Starting in January, the new personal income tax policy that allows taxpayers to deduct certain amounts of money, such as for housing loan interest or housing rent, from their taxable income, has come into effect. A good policy has come out that aims at lightening people's burden, but some people's burden has become heavier because there are those making use of the policy to benefit themselves. Ifeng.com comments:
Reports show some house owners threaten to raise rents because they worry the information collected from their tenants might lead to them having to pay realty tax in the future. The new personal income tax deduction policy offers an opportunity for taxation departments to collect the information indirectly from house renters, but the renters and house owners have different interests. Considering the usual superiority of house owners over renters in the market, renters will be the losers. If they refuse, they might be chased out of the properties they rent from the owners.
House owners and housing agencies should pay tax for their income from rents, but many of them simply refrain from registering their renting contracts in order to avoid paying the tax. That problem has long existed and it takes quite huge, complicated efforts to collect all the information needed from house owners and agencies.
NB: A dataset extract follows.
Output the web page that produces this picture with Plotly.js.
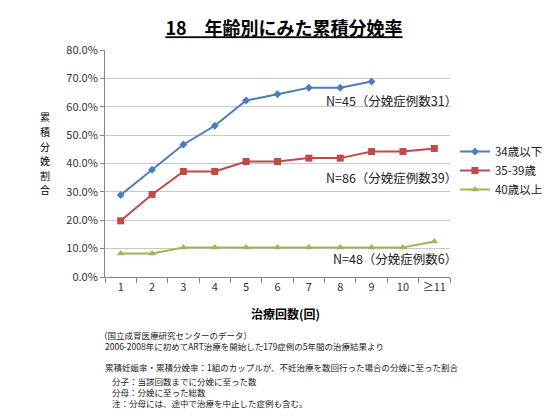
<!DOCTYPE html>
<html>
<head>
<meta charset="utf-8">
<script src="https://cdn.plot.ly/plotly-3.0.1.min.js"></script>
<style>html,body{margin:0;padding:0;background:#fff;}#chart{width:560px;height:420px;}</style>
</head>
<body>
<div id="chart"></div>
<script>
// ---- data ----
var categories = ["1","2","3","4","5","6","7","8","9","10","≥11"];
var seriesNames = ["34歳以下","35-39歳","40歳以上"];
var under34 = [0.289, 0.378, 0.467, 0.533, 0.622, 0.644, 0.667, 0.667, 0.689, null, null];
var age35to39 = [0.198, 0.291, 0.372, 0.372, 0.407, 0.407, 0.419, 0.419, 0.442, 0.442, 0.453];
var over40 = [0.083, 0.083, 0.104, 0.104, 0.104, 0.104, 0.104, 0.104, 0.104, 0.104, 0.125];
var noteLabels = ["N=45（分娩症例数31）","N=86（分娩症例数39）","N=48（分娩症例数6）"];
var titleText = "18　年齢別にみた累積分娩率";
var xTitle = "治療回数(回)";
var yTitle = "累積分娩割合";
var footLines = [
  "（国立成育医療研究センターのデータ）",
  "2006-2008年に初めてART治療を開始した179症例の5年間の治療結果より",
  "累積妊娠率・累積分娩率：1組のカップルが、不妊治療を数回行った場合の分娩に至った割合",
  "分子：当該回数までに分娩に至った数",
  "分母：分娩に至った総数",
  "注：分母には、途中で治療を中止した症例も含む。"
];

// ---- layout helpers (pixel -> paper) ----
var L = 105, R = 452, T = 50, B = 277;
function px(x){ return (x - L) / (R - L); }
function py(y){ return (B - y) / (B - T); }
var FONT = "Noto Sans CJK JP, Noto Sans, sans-serif";

var traces = [
  {x: categories, y: under34, name: seriesNames[0], type: "scatter", mode: "lines+markers",
   line: {color: "#4A7EBB", width: 2}, marker: {symbol: "diamond", size: 6, color: "#4A7EBB"}},
  {x: categories, y: age35to39, name: seriesNames[1], type: "scatter", mode: "lines+markers",
   line: {color: "#BE4B48", width: 2}, marker: {symbol: "square", size: 7, color: "#BE4B48"}},
  {x: categories, y: over40, name: seriesNames[2], type: "scatter", mode: "lines+markers",
   line: {color: "#98B954", width: 2}, marker: {symbol: "triangle-up", size: 7, color: "#98B954"}}
];

var annotations = [
  {text: noteLabels[0], x: px(461), y: py(100)},
  {text: noteLabels[1], x: px(461), y: py(177)},
  {text: noteLabels[2], x: px(461), y: py(258)}
].map(function(a){
  return {text: a.text, x: a.x, y: a.y, xref: "paper", yref: "paper", xanchor: "right", yanchor: "middle",
          showarrow: false, font: {family: FONT, size: 12.5, color: "#222"}};
});

annotations.push({text: xTitle, x: px(287), y: py(313), xref: "paper", yref: "paper",
  xanchor: "center", yanchor: "middle", showarrow: false,
  font: {family: FONT, size: 12, color: "#000", weight: "bold"}});

// vertical y-axis title, one character per annotation
var yChars = yTitle.split("");
yChars.forEach(function(ch, i){
  annotations.push({text: ch, x: px(45), y: py(117 + i * 14.5), xref: "paper", yref: "paper",
    xanchor: "center", yanchor: "middle", showarrow: false,
    font: {family: FONT, size: 10, color: "#000"}});
});

var footPos = [[97,335],[103,346],[103,367],[110,381],[110,392],[110,403]];
footLines.forEach(function(t, i){
  annotations.push({text: t, x: px(footPos[i][0]), y: py(footPos[i][1]), xref: "paper", yref: "paper",
    xanchor: "left", yanchor: "middle", showarrow: false,
    font: {family: FONT, size: 8.5, color: "#222"}});
});

var layout = {
  width: 560, height: 420,
  margin: {l: L, r: 560 - R, t: T, b: 420 - B, pad: 0},
  paper_bgcolor: "#fff", plot_bgcolor: "#fff",
  font: {family: FONT, color: "#333"},
  title: {text: "<u>" + titleText + "</u>", x: 284/560, xref: "container", xanchor: "center",
          y: 1 - 29/420, yref: "container", yanchor: "middle",
          font: {family: FONT, size: 18, color: "#000", weight: "bold"}},
  xaxis: {type: "category", tickson: "boundaries", ticks: "outside", ticklen: 5, tickcolor: "#868686",
          showline: true, linecolor: "#868686", linewidth: 1, showgrid: false, zeroline: false,
          tickangle: 0, automargin: false,
          tickfont: {family: FONT, size: 11, color: "#333"}, range: [-0.5, 10.5], fixedrange: true},
  yaxis: {range: [0, 0.8], dtick: 0.1, tick0: 0, tickformat: ".1%", ticks: "outside", ticklen: 4,
          tickcolor: "#868686", showline: true, linecolor: "#868686", linewidth: 1,
          showgrid: true, gridcolor: "#C8C8C8", gridwidth: 1, zeroline: false,
          tickfont: {family: FONT, size: 11, color: "#333"}, fixedrange: true},
  showlegend: true,
  legend: {x: px(457), xanchor: "left", y: py(137), yanchor: "top", bgcolor: "rgba(0,0,0,0)",
           itemwidth: 30, font: {family: FONT, size: 11.5, color: "#222"}, tracegroupgap: 0},
  annotations: annotations
};

Plotly.newPlot("chart", traces, layout, {displayModeBar: false, staticPlot: true});
</script>
</body>
</html>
Those who implement the policy should have expected this and filled in this loophole before implementing it nationwide. Take the taxes involved in housing for example, in order to prevent this, taxation departments must have a stronger sense of responsibility. It is their job to collect information from house owners for tax purposes, which pressure should not be shifted to the tenants. For example, they could introduce more favorable policies for house owners who lease their houses out, so as to encourage them to register willingly, instead of shifting the pressure to tenants.